Intervento del sindaco di Modena Gian Carlo Muzzarelli sulla vicenda della tredicenne soccorsa sabato sera al Novisad e per la quale, prima della smentita delle Procure di Modena e dei Minori, si è parlato di stupro sia a livello locale che nazionale.
Modena non si gira dall’altra parte.
Non ci basta sapere che non si tratta di uno stupro, come purtroppo è stato qualificato in un primo momento facendo pensare a un’aggressione. La decisa smentita delle Procure di Modena e dei Minori fa chiarezza su questo aspetto che ha tenuto in ansia la città.
Però, appunto, non ci basta sapere che non si tratta di uno stupro, perché ciò che è avvenuto l’altra sera non ci può lasciare indifferenti.
Non possiamo pensare che, non essendosi compiuto il grave e violento reato, ciò che è successo sia comunque da accettare come normalità.
Hanno fatto bene, quindi, coloro che si sono preoccupati di ciò che avveniva sulle gradinate e hanno segnalato una situazione che li ha sconcertati.
È così che agisce una comunità: ci si preoccupa degli altri, soprattutto di chi pare essere più debole.
E quella ragazzina aveva bisogno di aiuto.
Vittima più volte: dell’abuso di alcol, forse di amicizie sbagliate e, sicuramente, di sé stessa.
È vero, non è solo un problema di ordine pubblico e sicurezza urbana che si può risolvere con più forze dell’ordine, con più telecamere, con più controlli.
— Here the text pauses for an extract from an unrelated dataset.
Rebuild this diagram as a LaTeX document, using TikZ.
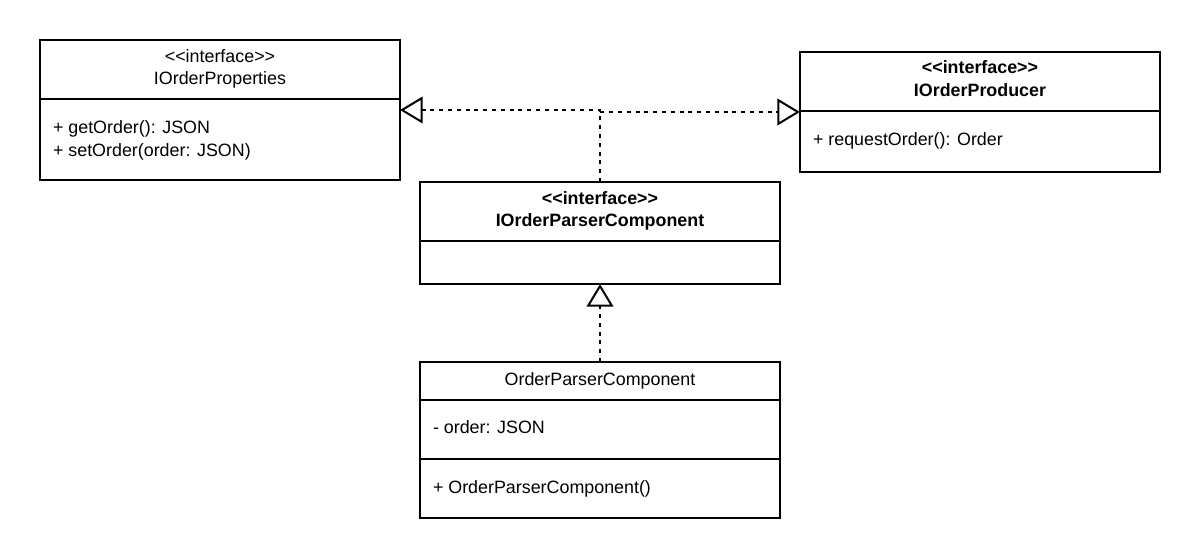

Tutto ciò sicuramente è utile alla città e stiamo lavorando per migliorare ancora, intensificando, per esempio, i controlli su chi vende alcolici ai minori.
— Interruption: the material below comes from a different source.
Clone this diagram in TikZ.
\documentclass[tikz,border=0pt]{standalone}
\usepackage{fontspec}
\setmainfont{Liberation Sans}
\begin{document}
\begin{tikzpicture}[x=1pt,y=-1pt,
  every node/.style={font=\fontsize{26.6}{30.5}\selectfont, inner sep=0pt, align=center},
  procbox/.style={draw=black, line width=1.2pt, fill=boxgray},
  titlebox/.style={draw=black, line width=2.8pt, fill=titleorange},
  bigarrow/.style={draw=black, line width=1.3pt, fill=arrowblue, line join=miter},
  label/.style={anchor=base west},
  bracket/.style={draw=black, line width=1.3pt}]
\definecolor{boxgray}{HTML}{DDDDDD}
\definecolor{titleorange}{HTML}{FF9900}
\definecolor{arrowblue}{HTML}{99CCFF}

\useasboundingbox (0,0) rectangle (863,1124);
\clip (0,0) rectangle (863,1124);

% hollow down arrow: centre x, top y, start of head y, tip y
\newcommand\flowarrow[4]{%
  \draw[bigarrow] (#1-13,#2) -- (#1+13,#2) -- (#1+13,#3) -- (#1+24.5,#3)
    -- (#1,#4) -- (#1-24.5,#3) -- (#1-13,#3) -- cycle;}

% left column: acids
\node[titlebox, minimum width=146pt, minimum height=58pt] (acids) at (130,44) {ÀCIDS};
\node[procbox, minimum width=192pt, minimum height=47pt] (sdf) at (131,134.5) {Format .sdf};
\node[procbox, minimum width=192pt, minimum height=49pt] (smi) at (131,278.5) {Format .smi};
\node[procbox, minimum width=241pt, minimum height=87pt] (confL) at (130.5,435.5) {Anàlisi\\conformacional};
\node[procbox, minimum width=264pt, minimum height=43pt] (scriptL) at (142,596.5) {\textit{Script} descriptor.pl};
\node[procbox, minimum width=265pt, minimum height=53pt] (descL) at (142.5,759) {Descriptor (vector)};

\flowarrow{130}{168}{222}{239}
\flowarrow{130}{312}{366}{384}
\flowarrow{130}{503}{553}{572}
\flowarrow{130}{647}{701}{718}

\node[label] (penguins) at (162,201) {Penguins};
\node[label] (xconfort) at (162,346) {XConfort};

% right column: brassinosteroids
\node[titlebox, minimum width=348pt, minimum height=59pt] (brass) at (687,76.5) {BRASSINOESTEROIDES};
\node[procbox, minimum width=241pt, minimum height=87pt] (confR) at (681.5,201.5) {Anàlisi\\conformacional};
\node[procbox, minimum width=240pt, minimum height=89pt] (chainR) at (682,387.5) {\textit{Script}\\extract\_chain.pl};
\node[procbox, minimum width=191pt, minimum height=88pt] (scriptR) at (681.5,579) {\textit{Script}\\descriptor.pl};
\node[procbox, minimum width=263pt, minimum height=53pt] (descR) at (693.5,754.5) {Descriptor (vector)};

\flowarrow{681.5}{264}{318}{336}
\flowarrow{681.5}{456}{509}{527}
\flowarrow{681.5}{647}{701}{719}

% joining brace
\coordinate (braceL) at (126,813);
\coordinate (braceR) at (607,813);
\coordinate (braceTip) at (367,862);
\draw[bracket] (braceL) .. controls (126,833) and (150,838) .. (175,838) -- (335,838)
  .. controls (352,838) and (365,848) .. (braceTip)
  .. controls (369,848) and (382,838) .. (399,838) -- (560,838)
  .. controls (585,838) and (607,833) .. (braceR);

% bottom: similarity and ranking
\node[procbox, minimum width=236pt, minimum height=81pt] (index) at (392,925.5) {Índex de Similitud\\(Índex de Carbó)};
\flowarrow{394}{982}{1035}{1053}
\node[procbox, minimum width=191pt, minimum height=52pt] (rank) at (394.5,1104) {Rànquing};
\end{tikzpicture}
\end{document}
Ma non è solo questo lo sforzo che dobbiamo fare per tendere la mano a lei e a quei tanti ragazzi ancora impreparati alla vita, anche a coloro che pare abbiano cercato di “difenderla” da chi la stava davvero aiutando.
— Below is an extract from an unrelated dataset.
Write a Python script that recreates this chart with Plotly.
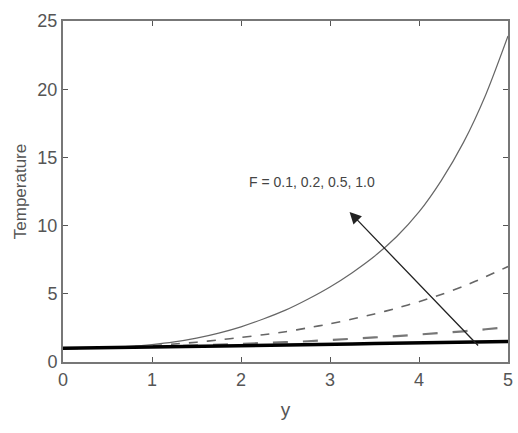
import plotly.graph_objects as go

y_vals = [0, 0.25, 0.5, 0.75, 1, 1.25, 1.5, 1.75, 2, 2.25, 2.5, 2.75, 3, 3.25, 3.5, 3.75, 4, 4.25, 4.5, 4.75, 5]
T_F1 = [1.0, 1.02, 1.07, 1.15, 1.28, 1.47, 1.75, 2.12, 2.58, 3.15, 3.8, 4.6, 5.5, 6.55, 7.75, 9.2, 11.0, 13.3, 16.1, 19.6, 23.9]
T_F2 = [1.0, 1.02, 1.05, 1.12, 1.2, 1.32, 1.45, 1.62, 1.8, 2.0, 2.22, 2.5, 2.8, 3.15, 3.52, 3.95, 4.42, 4.95, 5.55, 6.25, 7.0]
T_F3 = [1.0, 1.01, 1.03, 1.06, 1.1, 1.15, 1.2, 1.25, 1.3, 1.37, 1.45, 1.52, 1.6, 1.7, 1.8, 1.9, 2.0, 2.12, 2.25, 2.4, 2.55]
T_F4 = [1.0, 1.02, 1.05, 1.07, 1.1, 1.12, 1.15, 1.17, 1.2, 1.22, 1.25, 1.27, 1.3, 1.32, 1.35, 1.37, 1.4, 1.42, 1.45, 1.47, 1.5]
label_text = "F = 0.1, 0.2, 0.5, 1.0"
x_ticks = [0, 1, 2, 3, 4, 5]
y_ticks = [0, 5, 10, 15, 20, 25]

fig = go.Figure()
fig.add_trace(go.Scatter(x=y_vals, y=T_F1, mode="lines", line=dict(color="#666666", width=1.2, shape="spline", smoothing=0.8)))
fig.add_trace(go.Scatter(x=y_vals, y=T_F2, mode="lines", line=dict(color="#666666", width=1.6, dash="dash", shape="spline", smoothing=0.8)))
fig.add_trace(go.Scatter(x=y_vals, y=T_F3, mode="lines", line=dict(color="#777777", width=2.2, dash="longdash")))
fig.add_trace(go.Scatter(x=y_vals, y=T_F4, mode="lines", line=dict(color="#000000", width=3.5)))

fig.add_annotation(x=3.22, y=11.0, ax=4.68, ay=1.1, xref="x", yref="y", axref="x", ayref="y",
                   text="", showarrow=True, arrowhead=2, arrowsize=1.8, arrowwidth=1.3, arrowcolor="#222222")
fig.add_annotation(x=2.07, y=13.2, xref="x", yref="y", text=label_text, showarrow=False, xanchor="left",
                   font=dict(size=14, color="#444444", family="Liberation Sans, Arial"))

axis_common = dict(showgrid=False, zeroline=False, showline=True, linecolor="#777777", linewidth=2,
                   mirror="ticks", ticks="inside", ticklen=5, tickcolor="#555555",
                   tickfont=dict(size=18, color="#555555", family="Liberation Sans, Arial"))
fig.update_xaxes(range=[0, 5], tickvals=x_ticks, title=dict(text="y", font=dict(size=19, color="#555555"), standoff=14), **axis_common)
fig.update_yaxes(range=[0, 25], tickvals=y_ticks, title=dict(text="Temperature", font=dict(size=17, color="#555555"), standoff=6), **axis_common)

fig.update_layout(width=518, height=433, margin=dict(l=63, r=5, t=21, b=71),
                  plot_bgcolor="white", paper_bgcolor="white", showlegend=False,
                  font=dict(family="Liberation Sans, Arial"))
fig.write_html("out.html", config={"displayModeBar": False},
               post_script="document.body.style.margin='0';document.body.style.overflow='hidden';")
Perché anche loro evidentemente sono vittime di un disagio in cui rischiano di bruciare la propria giovinezza: una sbagliata concezione di amicizia, dove non ci si fa carico di chi ha bisogno; la mancanza di educazione all’affettività, senza rispetto per il proprio corpo e per quello altrui; un abuso di alcol e di sostanze, forse per colmare un vuoto che ha bisogno di maggiore attenzione dal mondo degli adulti.
Le istituzioni, la scuola, l’associazionismo, le famiglie forse non colgono sempre la richiesta di aiuto che arriva dai ragazzi, soprattutto dopo questi quasi due anni sconvolti dalla pandemia.
Abbiamo di fronte una sfida educativa da affrontare moltiplicando gli sforzi, cercando di riconoscere i segnali del disagio e proponendo opportunità per accompagnare il percorso di crescita delle nostre ragazze e dei nostri ragazzi. Anche rafforzando la rete dei servizi sociali e sperimentando forme innovative di coinvolgimento con tutte le agenzie educative del territorio.